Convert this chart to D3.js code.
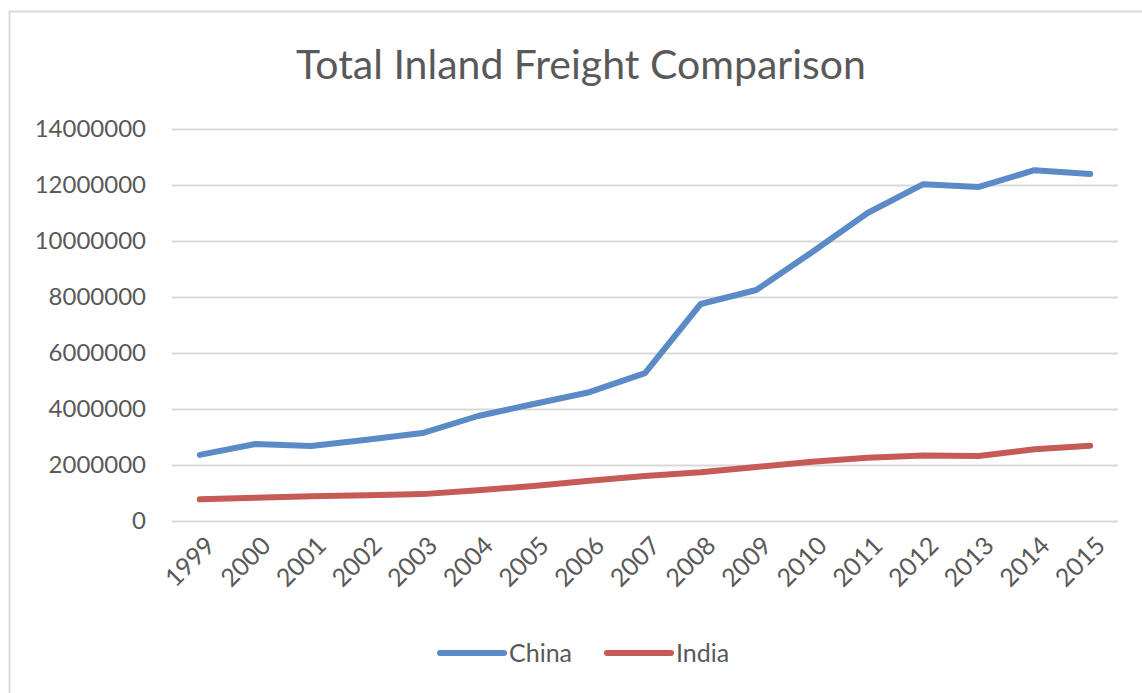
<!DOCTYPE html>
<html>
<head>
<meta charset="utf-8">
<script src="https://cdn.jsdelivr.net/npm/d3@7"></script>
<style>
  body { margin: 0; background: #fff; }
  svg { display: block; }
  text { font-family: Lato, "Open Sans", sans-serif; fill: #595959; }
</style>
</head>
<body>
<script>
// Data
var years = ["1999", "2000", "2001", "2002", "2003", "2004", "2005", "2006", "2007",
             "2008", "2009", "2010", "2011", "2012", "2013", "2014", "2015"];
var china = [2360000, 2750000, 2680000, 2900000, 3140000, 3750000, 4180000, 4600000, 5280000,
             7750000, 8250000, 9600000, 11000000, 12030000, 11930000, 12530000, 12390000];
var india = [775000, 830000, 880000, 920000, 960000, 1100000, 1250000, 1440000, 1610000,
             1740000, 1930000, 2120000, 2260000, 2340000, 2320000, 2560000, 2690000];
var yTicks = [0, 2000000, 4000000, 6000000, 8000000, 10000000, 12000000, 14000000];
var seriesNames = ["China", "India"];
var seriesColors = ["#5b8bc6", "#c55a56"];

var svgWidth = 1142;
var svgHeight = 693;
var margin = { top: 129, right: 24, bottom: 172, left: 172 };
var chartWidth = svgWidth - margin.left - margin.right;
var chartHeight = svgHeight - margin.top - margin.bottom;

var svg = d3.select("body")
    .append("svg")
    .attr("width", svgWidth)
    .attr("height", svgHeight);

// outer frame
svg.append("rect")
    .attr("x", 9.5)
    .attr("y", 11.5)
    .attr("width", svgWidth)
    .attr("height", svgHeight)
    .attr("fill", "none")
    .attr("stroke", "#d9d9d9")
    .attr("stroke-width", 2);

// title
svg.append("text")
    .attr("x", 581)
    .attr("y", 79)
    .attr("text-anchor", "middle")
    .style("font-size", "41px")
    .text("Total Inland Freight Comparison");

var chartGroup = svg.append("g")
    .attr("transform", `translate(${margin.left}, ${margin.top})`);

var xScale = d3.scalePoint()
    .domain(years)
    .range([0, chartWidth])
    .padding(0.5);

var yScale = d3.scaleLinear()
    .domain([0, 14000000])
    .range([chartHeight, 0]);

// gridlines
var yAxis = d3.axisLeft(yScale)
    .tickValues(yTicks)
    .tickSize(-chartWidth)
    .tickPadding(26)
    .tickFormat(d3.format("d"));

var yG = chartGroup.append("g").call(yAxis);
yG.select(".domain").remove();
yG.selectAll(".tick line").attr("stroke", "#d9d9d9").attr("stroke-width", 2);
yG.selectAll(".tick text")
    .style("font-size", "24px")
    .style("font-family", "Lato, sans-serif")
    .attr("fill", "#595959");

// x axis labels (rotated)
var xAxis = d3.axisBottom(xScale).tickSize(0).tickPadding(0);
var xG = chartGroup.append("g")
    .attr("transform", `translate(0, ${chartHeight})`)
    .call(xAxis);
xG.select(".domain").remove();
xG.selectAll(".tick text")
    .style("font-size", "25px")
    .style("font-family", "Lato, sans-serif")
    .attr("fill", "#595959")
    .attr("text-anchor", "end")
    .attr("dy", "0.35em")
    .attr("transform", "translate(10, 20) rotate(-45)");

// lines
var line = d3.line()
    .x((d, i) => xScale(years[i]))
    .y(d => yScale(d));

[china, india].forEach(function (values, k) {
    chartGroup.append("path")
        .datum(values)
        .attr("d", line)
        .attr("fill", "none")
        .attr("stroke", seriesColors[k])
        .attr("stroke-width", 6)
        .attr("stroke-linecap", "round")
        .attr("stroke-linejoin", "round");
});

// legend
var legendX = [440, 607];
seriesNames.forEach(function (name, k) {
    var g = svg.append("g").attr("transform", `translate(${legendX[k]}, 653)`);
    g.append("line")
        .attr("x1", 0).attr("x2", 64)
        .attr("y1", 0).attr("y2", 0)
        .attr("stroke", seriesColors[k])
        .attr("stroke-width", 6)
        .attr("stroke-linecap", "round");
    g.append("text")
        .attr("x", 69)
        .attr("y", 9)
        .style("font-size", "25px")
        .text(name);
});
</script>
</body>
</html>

● **WRITTEN REQUEST**: The listing above must be printed again exactly, minus its pictures.

● **FINAL ANSWER**:
Convert this chart to D3.js code.
<!DOCTYPE html>
<html>
<head>
<meta charset="utf-8">
<script src="https://cdn.jsdelivr.net/npm/d3@7"></script>
<style>
  body { margin: 0; background: #fff; }
  svg { display: block; }
  text { font-family: Lato, "Open Sans", sans-serif; fill: #595959; }
</style>
</head>
<body>
<script>
// Data
var years = ["1999", "2000", "2001", "2002", "2003", "2004", "2005", "2006", "2007",
             "2008", "2009", "2010", "2011", "2012", "2013", "2014", "2015"];
var china = [2360000, 2750000, 2680000, 2900000, 3140000, 3750000, 4180000, 4600000, 5280000,
             7750000, 8250000, 9600000, 11000000, 12030000, 11930000, 12530000, 12390000];
var india = [775000, 830000, 880000, 920000, 960000, 1100000, 1250000, 1440000, 1610000,
             1740000, 1930000, 2120000, 2260000, 2340000, 2320000, 2560000, 2690000];
var yTicks = [0, 2000000, 4000000, 6000000, 8000000, 10000000, 12000000, 14000000];
var seriesNames = ["China", "India"];
var seriesColors = ["#5b8bc6", "#c55a56"];

var svgWidth = 1142;
var svgHeight = 693;
var margin = { top: 129, right: 24, bottom: 172, left: 172 };
var chartWidth = svgWidth - margin.left - margin.right;
var chartHeight = svgHeight - margin.top - margin.bottom;

var svg = d3.select("body")
    .append("svg")
    .attr("width", svgWidth)
    .attr("height", svgHeight);

// outer frame
svg.append("rect")
    .attr("x", 9.5)
    .attr("y", 11.5)
    .attr("width", svgWidth)
    .attr("height", svgHeight)
    .attr("fill", "none")
    .attr("stroke", "#d9d9d9")
    .attr("stroke-width", 2);

// title
svg.append("text")
    .attr("x", 581)
    .attr("y", 79)
    .attr("text-anchor", "middle")
    .style("font-size", "41px")
    .text("Total Inland Freight Comparison");

var chartGroup = svg.append("g")
    .attr("transform", `translate(${margin.left}, ${margin.top})`);

var xScale = d3.scalePoint()
    .domain(years)
    .range([0, chartWidth])
    .padding(0.5);

var yScale = d3.scaleLinear()
    .domain([0, 14000000])
    .range([chartHeight, 0]);

// gridlines
var yAxis = d3.axisLeft(yScale)
    .tickValues(yTicks)
    .tickSize(-chartWidth)
    .tickPadding(26)
    .tickFormat(d3.format("d"));

var yG = chartGroup.append("g").call(yAxis);
yG.select(".domain").remove();
yG.selectAll(".tick line").attr("stroke", "#d9d9d9").attr("stroke-width", 2);
yG.selectAll(".tick text")
    .style("font-size", "24px")
    .style("font-family", "Lato, sans-serif")
    .attr("fill", "#595959");

// x axis labels (rotated)
var xAxis = d3.axisBottom(xScale).tickSize(0).tickPadding(0);
var xG = chartGroup.append("g")
    .attr("transform", `translate(0, ${chartHeight})`)
    .call(xAxis);
xG.select(".domain").remove();
xG.selectAll(".tick text")
    .style("font-size", "25px")
    .style("font-family", "Lato, sans-serif")
    .attr("fill", "#595959")
    .attr("text-anchor", "end")
    .attr("dy", "0.35em")
    .attr("transform", "translate(10, 20) rotate(-45)");

// lines
var line = d3.line()
    .x((d, i) => xScale(years[i]))
    .y(d => yScale(d));

[china, india].forEach(function (values, k) {
    chartGroup.append("path")
        .datum(values)
        .attr("d", line)
        .attr("fill", "none")
        .attr("stroke", seriesColors[k])
        .attr("stroke-width", 6)
        .attr("stroke-linecap", "round")
        .attr("stroke-linejoin", "round");
});

// legend
var legendX = [440, 607];
seriesNames.forEach(function (name, k) {
    var g = svg.append("g").attr("transform", `translate(${legendX[k]}, 653)`);
    g.append("line")
        .attr("x1", 0).attr("x2", 64)
        .attr("y1", 0).attr("y2", 0)
        .attr("stroke", seriesColors[k])
        .attr("stroke-width", 6)
        .attr("stroke-linecap", "round");
    g.append("text")
        .attr("x", 69)
        .attr("y", 9)
        .style("font-size", "25px")
        .text(name);
});
</script>
</body>
</html>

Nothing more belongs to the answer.